2007 single by John Butler Trio

"Better Than" is a song by Australian band John Butler Trio from their fourth studio album, Grand National (2007). Produced by John Butler and Mario Caldato Jr., it was released as the album's third single in Australia in August 2007. In the United States, it was released digitally as the album's lead single in early 2007. The single includes two previously unreleased tracks recorded in the Grand National sessions and a special radio mix version of "Better Than" from Chris Lord-Alge.

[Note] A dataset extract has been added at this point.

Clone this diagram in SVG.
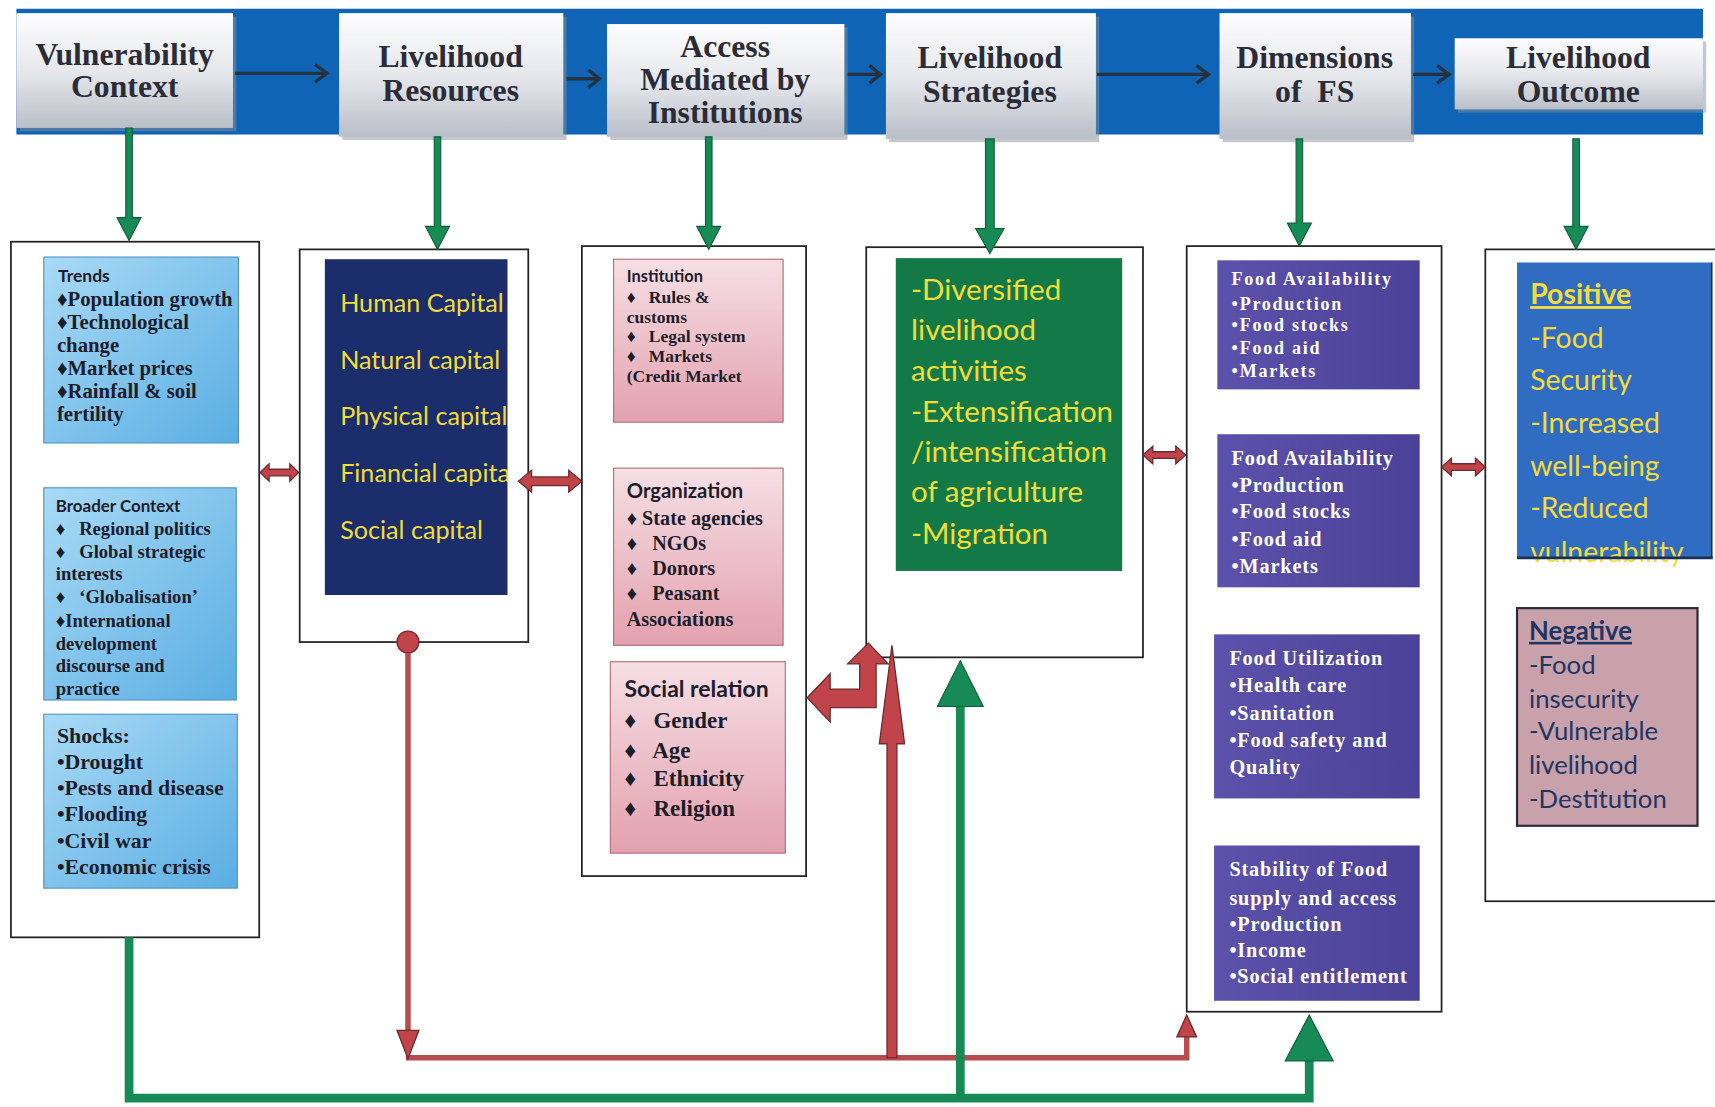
<svg xmlns="http://www.w3.org/2000/svg" width="1715" height="1107" viewBox="0 0 1715 1107">
<defs>
<linearGradient id="hdr" x1="0" y1="0" x2="0" y2="1"><stop offset="0" stop-color="#fdfdfe"/><stop offset="0.5" stop-color="#e6e8ec"/><stop offset="1" stop-color="#b9bfc8"/></linearGradient>
<linearGradient id="lblue" x1="0" y1="0" x2="1" y2="1"><stop offset="0" stop-color="#a9daf6"/><stop offset="1" stop-color="#5aaee3"/></linearGradient>
<linearGradient id="pink" x1="0" y1="0" x2="0" y2="1"><stop offset="0" stop-color="#f6dfe5"/><stop offset="1" stop-color="#e3a1ae"/></linearGradient>
<linearGradient id="purp" x1="0" y1="0" x2="1" y2="0"><stop offset="0" stop-color="#5d52ab"/><stop offset="1" stop-color="#4c4198"/></linearGradient>
<style>
.hdr{fill:url(#hdr)}
.shadow{fill:#8a8f98;opacity:0.5}
.ht{font-family:"Liberation Serif",serif;font-weight:bold;font-size:29px;fill:#2c2c38;text-anchor:middle}
.outer{fill:#ffffff;stroke:#222;stroke-width:1.6}
.sb{font-family:Lato,"Liberation Sans",sans-serif;font-weight:bold;fill:#1d1d2a}
.se{font-family:"Liberation Serif",serif;font-weight:bold;fill:#1d1d2a}
.pw{font-family:"Liberation Serif",serif;font-weight:bold;fill:#ffffff;letter-spacing:0.8px}
.pw1{letter-spacing:1.6px}
.yl{font-family:Lato,"Liberation Sans",sans-serif;fill:#f2dc3a}
.ng{font-family:Lato,"Liberation Sans",sans-serif;fill:#1f3563}
.garr{fill:#178a55;stroke:#0e5e38;stroke-width:1}
.rarr{fill:#c0444a;stroke:#6e2a2e;stroke-width:1.2}
.hline{stroke:#24323f;stroke-width:3;fill:none}
.hhead{stroke:#24323f;stroke-width:3;fill:none;stroke-linejoin:miter}
</style>
</defs>
<rect width="1715" height="1107" fill="#ffffff"/>
<g transform="scale(1.09375)">
<!-- top band -->
<rect id="band" x="15" y="8" width="1542" height="115" fill="#0f64b6"/>

<g id="hdr-vulnerability">
<rect class="shadow" x="18" y="15" width="198" height="105"/>
<rect class="hdr" x="15" y="12" width="198" height="105"/>
<text class="ht" x="114" y="59">Vulnerability</text>
<text class="ht" x="114" y="89">Context</text>
</g>
<g id="hdr-resources">
<rect class="shadow" x="313" y="15" width="205" height="113"/>
<rect class="hdr" x="310" y="12" width="205" height="113"/>
<text class="ht" x="412" y="61">Livelihood</text>
<text class="ht" x="412" y="92">Resources</text>
</g>
<g id="hdr-access">
<rect class="shadow" x="558" y="25" width="217" height="103"/>
<rect class="hdr" x="555" y="22" width="217" height="103"/>
<text class="ht" x="663" y="52">Access</text>
<text class="ht" x="663" y="82">Mediated by</text>
<text class="ht" x="663" y="112">Institutions</text>
</g>
<g id="hdr-strategies">
<rect class="shadow" x="813" y="15" width="192" height="115"/>
<rect class="hdr" x="810" y="12" width="192" height="115"/>
<text class="ht" x="905" y="62">Livelihood</text>
<text class="ht" x="905" y="93">Strategies</text>
</g>
<g id="hdr-dimensions">
<rect class="shadow" x="1118" y="15" width="175" height="115"/>
<rect class="hdr" x="1115" y="12" width="175" height="115"/>
<text class="ht" x="1202" y="62">Dimensions</text>
<text class="ht" x="1202" y="93" xml:space="preserve">of  FS</text>
</g>
<g id="hdr-outcome">
<rect class="shadow" x="1333" y="38" width="227" height="65"/>
<rect class="hdr" x="1330" y="35" width="227" height="65"/>
<text class="ht" x="1443" y="62">Livelihood</text>
<text class="ht" x="1443" y="93">Outcome</text>
</g>

<!-- content boxes -->
<g id="box-vulnerability">
<rect class="outer" x="10" y="221" width="227" height="636"/>
<rect x="40" y="235" width="178" height="170" fill="url(#lblue)" stroke="#4b93c4" stroke-width="1"/>
<text class="sb" x="53" y="258" font-size="16">Trends</text>
<text class="se" font-size="19"><tspan x="52" y="280">♦Population growth</tspan><tspan x="52" y="301">♦Technological</tspan><tspan x="52" y="322">change</tspan><tspan x="52" y="343">♦Market prices</tspan><tspan x="52" y="364">♦Rainfall &amp; soil</tspan><tspan x="52" y="385">fertility</tspan></text>
<rect x="40" y="446" width="176" height="194" fill="url(#lblue)" stroke="#4b93c4" stroke-width="1"/>
<text class="sb" x="51" y="468" font-size="15.5">Broader Context</text>
<text class="se" font-size="17" xml:space="preserve"><tspan x="51" y="489">♦   Regional politics</tspan><tspan x="51" y="510">♦   Global strategic</tspan><tspan x="51" y="530">interests</tspan><tspan x="51" y="551">♦   ‘Globalisation’</tspan><tspan x="51" y="573">♦International</tspan><tspan x="51" y="594">development</tspan><tspan x="51" y="614">discourse and</tspan><tspan x="51" y="635">practice</tspan></text>
<rect x="40" y="653" width="177" height="159" fill="url(#lblue)" stroke="#4b93c4" stroke-width="1"/>
<text class="se" font-size="20"><tspan x="52" y="679">Shocks:</tspan><tspan x="52" y="703">•Drought</tspan><tspan x="52" y="727">•Pests and disease</tspan><tspan x="52" y="751">•Flooding</tspan><tspan x="52" y="775">•Civil war</tspan><tspan x="52" y="799">•Economic crisis</tspan></text>
</g>

<g id="box-resources">
<rect class="outer" x="274" y="228" width="209" height="359"/>
<rect x="297" y="237" width="167" height="307" fill="#1b2d6b"/>
<text class="yl" font-size="23"><tspan x="311" y="285">Human Capital</tspan><tspan x="311" y="337">Natural capital</tspan><tspan x="311" y="389">Physical capital</tspan><tspan x="311" y="441">Financial capita</tspan><tspan x="311" y="493">Social capital</tspan></text>
</g>

<g id="box-access">
<rect class="outer" x="532" y="225" width="205" height="576"/>
<rect x="561" y="237" width="155" height="149" fill="url(#pink)" stroke="#b06a78" stroke-width="1"/>
<text class="sb" x="573" y="258" font-size="15">Institution</text>
<text class="se" font-size="16" xml:space="preserve"><tspan x="573" y="277">♦   Rules &amp;</tspan><tspan x="573" y="295">customs</tspan><tspan x="573" y="313">♦   Legal system</tspan><tspan x="573" y="331">♦   Markets</tspan><tspan x="573" y="349">(Credit Market</tspan></text>
<rect x="561" y="428" width="155" height="162" fill="url(#pink)" stroke="#b06a78" stroke-width="1"/>
<text class="sb" x="573" y="455" font-size="18.5">Organization</text>
<text class="se" font-size="18.5" xml:space="preserve"><tspan x="573" y="480">♦ State agencies</tspan><tspan x="573" y="503">♦   NGOs</tspan><tspan x="573" y="526">♦   Donors</tspan><tspan x="573" y="549">♦   Peasant</tspan><tspan x="573" y="572">Associations</tspan></text>
<rect x="558" y="605" width="160" height="175" fill="url(#pink)" stroke="#b06a78" stroke-width="1"/>
<text class="sb" x="571" y="637" font-size="21">Social relation</text>
<text class="se" font-size="21" xml:space="preserve"><tspan x="571" y="666">♦   Gender</tspan><tspan x="571" y="693">♦   Age</tspan><tspan x="571" y="719">♦   Ethnicity</tspan><tspan x="571" y="746">♦   Religion</tspan></text>
</g>

<g id="box-strategies">
<rect class="outer" x="792" y="226" width="253" height="375"/>
<rect x="819" y="236" width="207" height="286" fill="#137a47"/>
<text class="yl" font-size="27"><tspan x="833" y="274">-Diversified</tspan><tspan x="833" y="311">livelihood</tspan><tspan x="833" y="348">activities</tspan><tspan x="833" y="386">-Extensification</tspan><tspan x="833" y="422">/intensification</tspan><tspan x="833" y="459">of agriculture</tspan><tspan x="833" y="497">-Migration</tspan></text>
</g>

<g id="box-dimensions">
<rect class="outer" x="1085" y="225" width="233" height="700"/>
<rect x="1113" y="238" width="185" height="118" fill="url(#purp)"/>
<text class="pw pw1" font-size="16.5"><tspan x="1126" y="261">Food Availability</tspan><tspan x="1126" y="283">•Production</tspan><tspan x="1126" y="303">•Food stocks</tspan><tspan x="1126" y="324">•Food aid</tspan><tspan x="1126" y="345">•Markets</tspan></text>
<rect x="1113" y="397" width="185" height="140" fill="url(#purp)"/>
<text class="pw" font-size="18.5"><tspan x="1126" y="425">Food Availability</tspan><tspan x="1126" y="450">•Production</tspan><tspan x="1126" y="474">•Food stocks</tspan><tspan x="1126" y="499">•Food aid</tspan><tspan x="1126" y="524">•Markets</tspan></text>
<rect x="1110" y="580" width="188" height="150" fill="url(#purp)"/>
<text class="pw" font-size="18.5"><tspan x="1124" y="608">Food Utilization</tspan><tspan x="1124" y="633">•Health care</tspan><tspan x="1124" y="658">•Sanitation</tspan><tspan x="1124" y="683">•Food safety and</tspan><tspan x="1124" y="708">Quality</tspan></text>
<rect x="1110" y="773" width="188" height="142" fill="url(#purp)"/>
<text class="pw" font-size="18.5"><tspan x="1124" y="801">Stability of Food</tspan><tspan x="1124" y="827">supply and access</tspan><tspan x="1124" y="851">•Production</tspan><tspan x="1124" y="875">•Income</tspan><tspan x="1124" y="899">•Social entitlement</tspan></text>
</g>

<g id="box-outcome">
<rect class="outer" x="1358" y="228" width="240" height="596"/>
<rect x="1387" y="240" width="178" height="270" fill="#2f6cc2"/>
<text class="yl" font-size="26"><tspan x="1399" y="278" font-weight="bold" text-decoration="underline">Positive</tspan><tspan x="1399" y="318">-Food</tspan><tspan x="1399" y="357">Security</tspan><tspan x="1399" y="396">-Increased</tspan><tspan x="1399" y="435">well-being</tspan><tspan x="1399" y="474">-Reduced</tspan><tspan x="1399" y="514">vulnerability</tspan></text>
<line x1="1387" y1="510" x2="1566" y2="510" stroke="#1a2f55" stroke-width="2.5"/>
<line x1="1565" y1="240" x2="1565" y2="510" stroke="#1a2f55" stroke-width="1.5"/>
<rect x="1387" y="556" width="165" height="199" fill="#c8a1aa" stroke="#2a2a38" stroke-width="2"/>
<text class="ng" font-size="23.5"><tspan x="1398" y="585" font-weight="bold" text-decoration="underline">Negative</tspan><tspan x="1398" y="616">-Food</tspan><tspan x="1398" y="647">insecurity</tspan><tspan x="1398" y="677">-Vulnerable</tspan><tspan x="1398" y="708">livelihood</tspan><tspan x="1398" y="739">-Destitution</tspan></text>
</g>

<g id="connectors">
<!-- header arrows -->
<path class="hline" d="M215,67 H298"/><path class="hhead" d="M288,59 L299,67 L288,75"/>
<path class="hline" d="M518,72 H547"/><path class="hhead" d="M538,64 L548,72 L538,80"/>
<path class="hline" d="M775,68 H804"/><path class="hhead" d="M795,60 L805,68 L795,76"/>
<path class="hline" d="M1003,68 H1104"/><path class="hhead" d="M1094,60 L1105,68 L1094,76"/>
<path class="hline" d="M1292,68 H1324"/><path class="hhead" d="M1314,60 L1325,68 L1314,76"/>
<!-- green down arrows -->
<polygon class="garr" points="115,117 121,117 121,199 129,199 118,220 107,199 115,199"/>
<polygon class="garr" points="397,125 403,125 403,207 411,207 400,228 389,207 397,207"/>
<polygon class="garr" points="645,125 651,125 651,207 659,207 648,228 637,207 645,207"/>
<polygon class="garr" points="901,127 909,127 909,209 918,209 905,232 892,209 901,209"/>
<polygon class="garr" points="1185,127 1191,127 1191,204 1199,204 1188,225 1177,204 1185,204"/>
<polygon class="garr" points="1438,127 1444,127 1444,207 1452,207 1441,228 1430,207 1438,207"/>
<!-- red double arrows -->
<polygon class="rarr" points="238,432 246,424 246,429 265,429 265,424 273,432 265,440 265,435 246,435 246,440"/>
<polygon class="rarr" points="474,440 486,430 486,436 520,436 520,430 532,440 520,450 520,444 486,444 486,450"/>
<polygon class="rarr" points="1045,416 1054,408 1054,413 1075,413 1075,408 1084,416 1075,424 1075,419 1054,419 1054,424"/>
<polygon class="rarr" points="1318,427 1327,419 1327,424 1349,424 1349,419 1358,427 1349,435 1349,430 1327,430 1327,435"/>
<!-- bent red arrow -->
<polygon class="rarr" points="738,638 759,616 759,630 786,630 786,607 775,607 794,588 812,607 801,607 801,647 759,647 759,660"/>
<!-- red feedback line -->
<circle cx="373" cy="587" r="10" fill="#c0444a" stroke="#7a2a2e" stroke-width="1.2"/>
<path d="M373,597 V945 M371,967 H1085 V946" fill="none" stroke="#b94a4f" stroke-width="5"/>
<polygon class="rarr" points="363,942 383,942 373,968"/>
<polygon class="rarr" points="1076,948 1094,948 1085,928"/>
<polygon class="rarr" points="811,967 811,680 804,680 815.5,590 827,680 820,680 820,967"/>
<!-- green feedback line -->
<path d="M118,857 V1004 H1197 V966" fill="none" stroke="#178a55" stroke-width="8"/>
<polygon class="garr" points="1175,970 1219,970 1197,928"/>
<path d="M878,1004 V644" fill="none" stroke="#178a55" stroke-width="8"/>
<polygon class="garr" points="857,646 899,646 878,604"/>
</g>
</g>
</svg>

"Better Than" debuted and peaked at number 16 on the Australian ARIA Singles Chart on 3 September 2007. On the Triple J Hottest 100 of 2007, it ranked in at number four. The song also charted in the US, where it topped the Billboard Triple A chart for seven weeks in mid-2007.

== Music video ==
An accompanying music video for "Better Than", which utilizes the "Chris Lord-Alge radio mix" has been released on YouTube on 1 August 2007. In this video, members of the John Butler Trio band perform the song while on animated posters and performing on various spots of the streets with various pedestrians and skateboarders going by. Throughout, two messages (which reiterate the lyrical content in the song itself) are shown in a style of graffiti saying "The best things in life...aren't things!" and "Art changes people... people change the world."

== Track listing ==

Australian CD single
| No. | Title | Length |
|---|---|---|
| 1. | "Better Than" | 3:31 |
| 2. | "Recognise Me" | 4:02 |
| 3. | "Ain't That Just the Way" | 5:23 |
| 4. | "Better Than" (Chris Lord-Alge radio mix) | 3:28 |

== Personnel ==
The John Butler Trio
- John Butler – vocals, acoustic/amplified 6 string guitar, banjo, harmonica
- Shannon Birchall – double bass, backing vocals
- Michael Barker – drums, congas, shaker, tambourine, cow bells, vibraslap, backing vocals

Production credits
- John Butler – producer
- Mario Caldato Jr. – production, engineering, mixing
- Shannon Birchall – co-production
- Michael Barker – co-production
- Jarrad Hearman – assistant engineering
- Bernie Grundman – mastering
- Tom Walker – artwork

==Charts==

===Weekly charts===

| Chart (2007) | Peak position |
|---|---|
| Australia (ARIA) | 16 |
| New Zealand (Recorded Music NZ) | 32 |
| US Triple A (Billboard) | 1 |

===Year-end charts===

| Chart (2007) | Position |
|---|---|
| Australia (ARIA) | 100 |

==Certifications==

Certifications for "Better Than"
| Region | Certification | Certified units/sales |
| Australia (ARIA) | 3× Platinum | 210,000^{‡} |
^{‡} Sales+streaming figures based on certification alone.